Olive oil – The Mediterranean’s liquid gold
Undoubtedly the health benefits of olive oil have long been recognised by our warmer climate cousins, where olive oil is present in almost every savoury dish served. Thousands of years ago, the Greek poet Homer named olive oil the ‘liquid gold’ of the Mediterranean. Civilisations such as the Phoenicians, Greeks, and Romans were the first to grow and cultivate olive trees to extract the juice from the fruit. These civilisations of the classic era used pressed olive oil in both cooking and topical application for massages. The great Olympians even rubbed olive oil on their skin before and after competing, with crowns of olive branches given to athletes during the Olympic Games.
Indeed my own love affair with olive oil started when I was living in Spain for some years. Spain is the biggest producer of olive oil globally and, to my mind, the tastiest olive oil there is. Nothing takes me back to evenings sat on las terrazas with un buen vino Español, like the sweet and peppery aftertaste of a tapa doused in good quality extra virgin olive oil. No dish gets left untouched by the flavour of extra virgin olive oil in Spain. From starter soups and cheeseboards drizzled with it, main course fishes and meats swimming in it, and even poured on your breakfast toast! Olive is an integral part of every meal of the day.
The fat paradox – olive oil benefits from good fat
So why aren’t the Spanish all overweight from consuming so much fat, I hear you ask? Well, herein lies the fat paradox – eating fat doesn’t necessarily make you fat! At least not if you’re eating healthy ‘good fats’ such as those found in extra virgin olive oil.
Olive oil consumption results in higher levels of Adiponectin in the body, a hormone responsible for breaking down fats in the body and lowering your BMI. Added to this, it also helps regulate the appetite by keeping you satiated for much longer than a ‘fat-free’ or ‘high-carb meal would. Olive oil is also fantastic for our gastrointestinal tracts, as it promotes the smooth flow of food through the digestive organs. And a happy mobile digestive system equals a more active metabolism and a flatter stomach. The health benefits of olive oil for weight loss, therefore, are surprisingly weighted in its favour.
Other olive oil benefits
The good fats of olive oil play an important role in transporting nutrients throughout your body and improving vitamin uptake. Even if you are eating a nutrient-dense diet, without the appropriate amount of healthy fats in your diet, you may not be able to benefit from the uptake of their nutrients into your system.
Other health benefits of olive oil include its high anti-inflammatory properties. Antioxidant properties such as oleocanthal and oleuropein protect against the oxidisation of ‘bad cholesterol. This makes olive oil’s benefits, in terms of heart health, indispensable. It’s no coincidence that Mediterranean cultures typically have a low rate of heart disease. The anti-inflammatory properties of this wondrous liquid may even help in reducing the onset of arthritis and diabetes. Meaning you can dance into your later years with your Cuban heals still firmly in place.

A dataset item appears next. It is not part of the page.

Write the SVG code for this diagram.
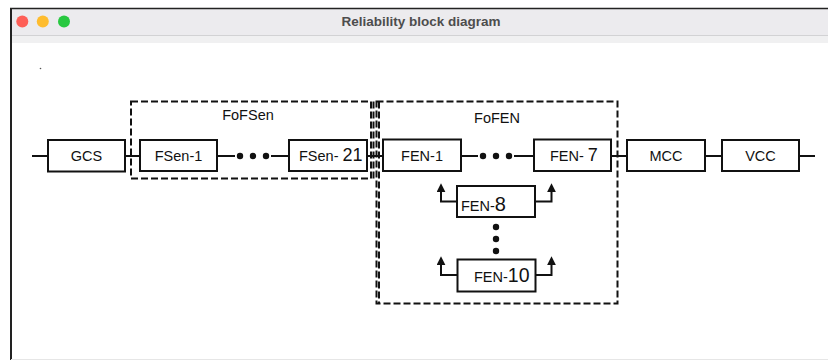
<svg xmlns="http://www.w3.org/2000/svg" width="828" height="360" viewBox="0 0 828 360">
<style>
.box{fill:#fff;stroke:#111;stroke-width:2}
.grp{fill:none;stroke:#111;stroke-width:2;stroke-dasharray:7 3}
.ln{fill:none;stroke:#111;stroke-width:2}
.t{font-family:"Liberation Sans",Arial,sans-serif;font-size:14.5px;fill:#111;text-anchor:middle}
.tl{font-family:"Liberation Sans",Arial,sans-serif;font-size:14.5px;fill:#111}
.big{font-size:18px}
.dot{fill:#111}
</style>
<defs>
<marker id="ah" viewBox="0 0 10 10" refX="7" refY="5" markerWidth="9" markerHeight="9" markerUnits="userSpaceOnUse" orient="auto">
<path d="M0,0 L10,5 L0,10 Z" fill="#111"/>
</marker>
</defs>
<rect x="0" y="0" width="828" height="360" fill="#fff"/>
<g id="window">
<rect x="11" y="8" width="817" height="28" fill="#ECEBEE"/>
<rect x="11" y="36" width="817" height="7" fill="#F0F0F1"/>
<line x1="11" y1="35.5" x2="828" y2="35.5" stroke="#D2D2D4" stroke-width="1"/>
<line x1="10" y1="8.5" x2="828" y2="8.5" stroke="#222" stroke-width="1.5"/>
<line x1="11" y1="8" x2="11" y2="360" stroke="#222" stroke-width="2"/>
<line x1="11" y1="359.5" x2="828" y2="359.5" stroke="#E6E6E6" stroke-width="1"/>
<circle cx="22.3" cy="21.5" r="6" fill="#FE5F57"/>
<circle cx="42.8" cy="21.5" r="6" fill="#FEBC2E"/>
<circle cx="64" cy="21.5" r="6" fill="#28C840"/>
<text x="421" y="26" font-family="'Liberation Sans',Arial,sans-serif" font-size="13.5" font-weight="bold" fill="#4D4D4D" text-anchor="middle">Reliability block diagram</text>
<circle cx="40.5" cy="68.5" r="0.8" fill="#555"/>
</g>
<g id="FoFSen">
<rect class="grp" x="131" y="101.5" width="240" height="77"/>
<line class="grp" x1="373.5" y1="101.5" x2="373.5" y2="178.5"/>
<text class="t" x="248" y="120">FoFSen</text>
</g>
<g id="FoFEN">
<rect class="grp" x="376.5" y="101.5" width="241" height="202"/>
<line class="grp" x1="379" y1="101.5" x2="379" y2="303.5"/>
<text class="t" x="497" y="123">FoFEN</text>
</g>
<g id="connectors">
<line class="ln" x1="32" y1="156" x2="48" y2="156"/>
<line class="ln" x1="125" y1="156" x2="140" y2="156"/>
<line class="ln" x1="217" y1="156" x2="235" y2="156"/>
<circle class="dot" cx="240" cy="156" r="3.2"/>
<circle class="dot" cx="253" cy="156" r="3.2"/>
<circle class="dot" cx="266" cy="156" r="3.2"/>
<line class="ln" x1="271" y1="156" x2="289" y2="156"/>
<line class="ln" x1="367" y1="156" x2="383" y2="156"/>
<line class="ln" x1="461" y1="156" x2="478" y2="156"/>
<circle class="dot" cx="483" cy="156" r="3.2"/>
<circle class="dot" cx="496" cy="156" r="3.2"/>
<circle class="dot" cx="509" cy="156" r="3.2"/>
<line class="ln" x1="514" y1="156" x2="534" y2="156"/>
<line class="ln" x1="611" y1="156" x2="627" y2="156"/>
<line class="ln" x1="705" y1="156" x2="722" y2="156"/>
<line class="ln" x1="799" y1="156" x2="815" y2="156"/>
<polyline class="ln" points="457,201.5 441,201.5 441,186" marker-end="url(#ah)"/>
<polyline class="ln" points="535,201.5 551.5,201.5 551.5,186" marker-end="url(#ah)"/>
<polyline class="ln" points="457,275 441,275 441,259" marker-end="url(#ah)"/>
<polyline class="ln" points="536,275 551.5,275 551.5,259" marker-end="url(#ah)"/>
<circle class="dot" cx="496" cy="227" r="3.2"/>
<circle class="dot" cx="496" cy="239" r="3.2"/>
<circle class="dot" cx="496" cy="251" r="3.2"/>
</g>
<g id="GCS">
<rect class="box" x="48" y="140" width="77" height="31.5"/>
<text class="t" x="86.5" y="161">GCS</text>
</g>
<g id="FSen-1">
<rect class="box" x="140" y="140" width="77" height="31"/>
<text class="t" x="178.5" y="161">FSen-1</text>
</g>
<g id="FSen-21">
<rect class="box" x="289" y="140" width="78" height="31"/>
<text class="tl" x="299" y="161">FSen- <tspan class="big">21</tspan></text>
</g>
<g id="FEN-1">
<rect class="box" x="383" y="139.5" width="78" height="31.5"/>
<text class="t" x="422" y="161">FEN-1</text>
</g>
<g id="FEN-7">
<rect class="box" x="534" y="139.5" width="77" height="31.5"/>
<text class="tl" x="550" y="161">FEN- <tspan class="big">7</tspan></text>
</g>
<g id="MCC">
<rect class="box" x="627" y="140" width="78" height="31"/>
<text class="t" x="666" y="161">MCC</text>
</g>
<g id="VCC">
<rect class="box" x="722" y="140" width="77" height="31"/>
<text class="t" x="760.5" y="161">VCC</text>
</g>
<g id="FEN-8">
<rect class="box" x="457" y="186" width="78" height="31"/>
<text class="tl" x="461" y="211" font-size="16.5">FEN-<tspan font-size="20">8</tspan></text>
</g>
<g id="FEN-10">
<rect class="box" x="457.5" y="259.5" width="78" height="32"/>
<text class="tl" x="474" y="282" font-size="17">FEN-<tspan font-size="19.5">10</tspan></text>
</g>
</svg>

One other health benefit of olive oil is that it may help in the prevention of Cancer. It’s speculated that one of the causes of Cancer is oxidative damage in the body caused by molecules called free radicals. The high level of antioxidants found in extra virgin olive oil has been touted by scientists as a potential remedy for fighting Cancer at a molecular level. However, further testing is still needed to confirm this theory.
Apart from its high levels of active antioxidants and beneficial fatty acids, olive oil is rich in Vitamin E. Making it a versatile skincare product, good enough for a Greek god.
Healthline quotes extra virgin olive oils nutritional content as:
- Saturated fat: 14%
- Monounsaturated fat: 73% (mostly oleic acid)
- Vitamin E: 13% of the Daily Value (DV)
- Vitamin K: 7% of the DV
Which olive oil should I buy?
The simple answer is the best you can afford! And make sure it’s extra virgin. The less refined the olive oil, the higher the nutritional content, and the more the health components will be left intact. Olive oil without the Extra Virgin label will have gone through an industrialised refining process that will greatly diminish its health properties.
One way to help keep Extra virgin olive oil within a manageable shopping budget is to alternate different oils for different uses. Most supermarkets now sell more than good enough quality extra virgin olive oils for general cooking purposes. However, if an oil is more for dressing and drizzling, then you may want to go straight to the producer and order something a bit more special. Online shopping has made it simple to order your oil from all corners of the Mediterranean straight to your door. Why not try different regions until you find a few oils to your taste. Olive oil tasting, like wine tasting, is both an art and a matter of personal taste.
A decent extra virgin should have a peppery afternote to it that can even make you cough a little. Apparently, the cough test is considered a sign of its high quality in olive oil tasting! Buying olive oil online in large tin canisters over bottles may seem expensive at the time, but ultimately you’ll get a lot more liquid gold for your silvers.